### WRITTEN TASK
Include in the output only the lines from the opening of the records through the line containing "letters_rz2 = ['b', 'b', '', 'b']", each printed exactly; pictures are omitted.

### THE INPUT
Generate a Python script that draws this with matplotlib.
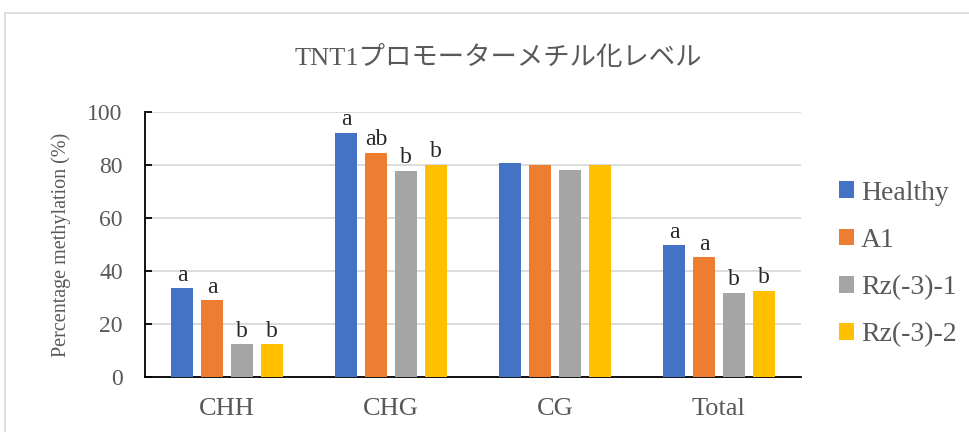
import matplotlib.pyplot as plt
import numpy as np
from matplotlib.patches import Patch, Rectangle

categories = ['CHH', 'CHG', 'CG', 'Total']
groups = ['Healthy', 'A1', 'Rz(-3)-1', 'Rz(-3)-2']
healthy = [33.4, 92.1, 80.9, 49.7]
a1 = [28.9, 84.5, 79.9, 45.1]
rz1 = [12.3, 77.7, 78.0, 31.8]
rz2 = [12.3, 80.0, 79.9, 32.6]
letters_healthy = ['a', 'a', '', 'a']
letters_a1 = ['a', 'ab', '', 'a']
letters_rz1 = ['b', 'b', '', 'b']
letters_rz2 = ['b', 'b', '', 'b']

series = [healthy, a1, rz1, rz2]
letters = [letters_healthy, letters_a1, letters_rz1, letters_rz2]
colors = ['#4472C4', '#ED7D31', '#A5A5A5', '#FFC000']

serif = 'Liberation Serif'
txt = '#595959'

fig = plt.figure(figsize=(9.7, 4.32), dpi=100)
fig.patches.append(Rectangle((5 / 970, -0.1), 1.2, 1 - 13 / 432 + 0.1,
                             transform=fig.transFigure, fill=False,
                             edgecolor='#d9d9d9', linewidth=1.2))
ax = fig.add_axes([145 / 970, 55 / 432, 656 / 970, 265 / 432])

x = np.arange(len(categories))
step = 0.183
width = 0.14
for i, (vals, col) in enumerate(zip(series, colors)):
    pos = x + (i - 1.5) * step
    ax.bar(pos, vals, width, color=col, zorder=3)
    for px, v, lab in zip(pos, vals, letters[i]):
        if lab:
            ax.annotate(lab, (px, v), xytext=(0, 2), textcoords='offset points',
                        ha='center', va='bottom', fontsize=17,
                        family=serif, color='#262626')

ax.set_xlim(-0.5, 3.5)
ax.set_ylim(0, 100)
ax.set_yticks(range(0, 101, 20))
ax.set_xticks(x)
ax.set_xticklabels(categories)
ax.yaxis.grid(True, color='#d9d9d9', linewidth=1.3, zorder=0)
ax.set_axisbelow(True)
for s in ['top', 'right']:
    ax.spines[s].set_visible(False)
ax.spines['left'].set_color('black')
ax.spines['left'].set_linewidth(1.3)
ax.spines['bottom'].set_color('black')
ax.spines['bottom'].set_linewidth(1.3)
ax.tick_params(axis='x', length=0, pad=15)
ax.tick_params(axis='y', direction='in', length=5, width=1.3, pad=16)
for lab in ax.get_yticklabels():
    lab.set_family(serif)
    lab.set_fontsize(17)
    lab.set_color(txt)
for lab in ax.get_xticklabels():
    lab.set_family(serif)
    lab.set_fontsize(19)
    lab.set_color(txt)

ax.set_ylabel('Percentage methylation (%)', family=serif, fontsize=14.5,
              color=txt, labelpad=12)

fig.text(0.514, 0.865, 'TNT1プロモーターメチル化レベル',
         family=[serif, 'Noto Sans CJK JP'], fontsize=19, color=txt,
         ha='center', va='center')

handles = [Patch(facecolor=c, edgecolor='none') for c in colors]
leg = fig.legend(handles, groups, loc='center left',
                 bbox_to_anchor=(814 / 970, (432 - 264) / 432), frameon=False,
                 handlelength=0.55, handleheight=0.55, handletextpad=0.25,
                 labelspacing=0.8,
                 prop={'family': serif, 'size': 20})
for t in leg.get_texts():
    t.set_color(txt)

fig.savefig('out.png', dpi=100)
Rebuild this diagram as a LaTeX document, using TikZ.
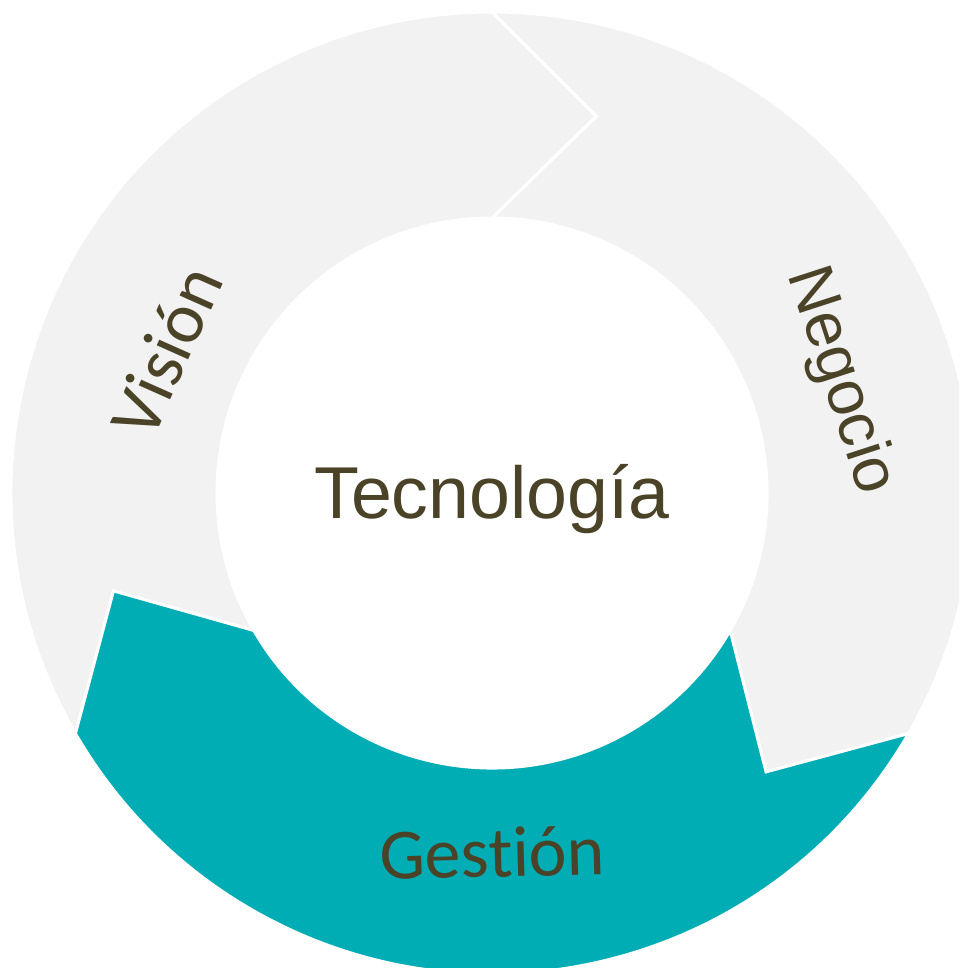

### SOLUTION BELOW
Generate a Python script that draws this with matplotlib.
import matplotlib.pyplot as plt
import numpy as np
from matplotlib.patches import Patch, Rectangle

categories = ['CHH', 'CHG', 'CG', 'Total']
groups = ['Healthy', 'A1', 'Rz(-3)-1', 'Rz(-3)-2']
healthy = [33.4, 92.1, 80.9, 49.7]
a1 = [28.9, 84.5, 79.9, 45.1]
rz1 = [12.3, 77.7, 78.0, 31.8]
rz2 = [12.3, 80.0, 79.9, 32.6]
letters_healthy = ['a', 'a', '', 'a']
letters_a1 = ['a', 'ab', '', 'a']
letters_rz1 = ['b', 'b', '', 'b']
letters_rz2 = ['b', 'b', '', 'b']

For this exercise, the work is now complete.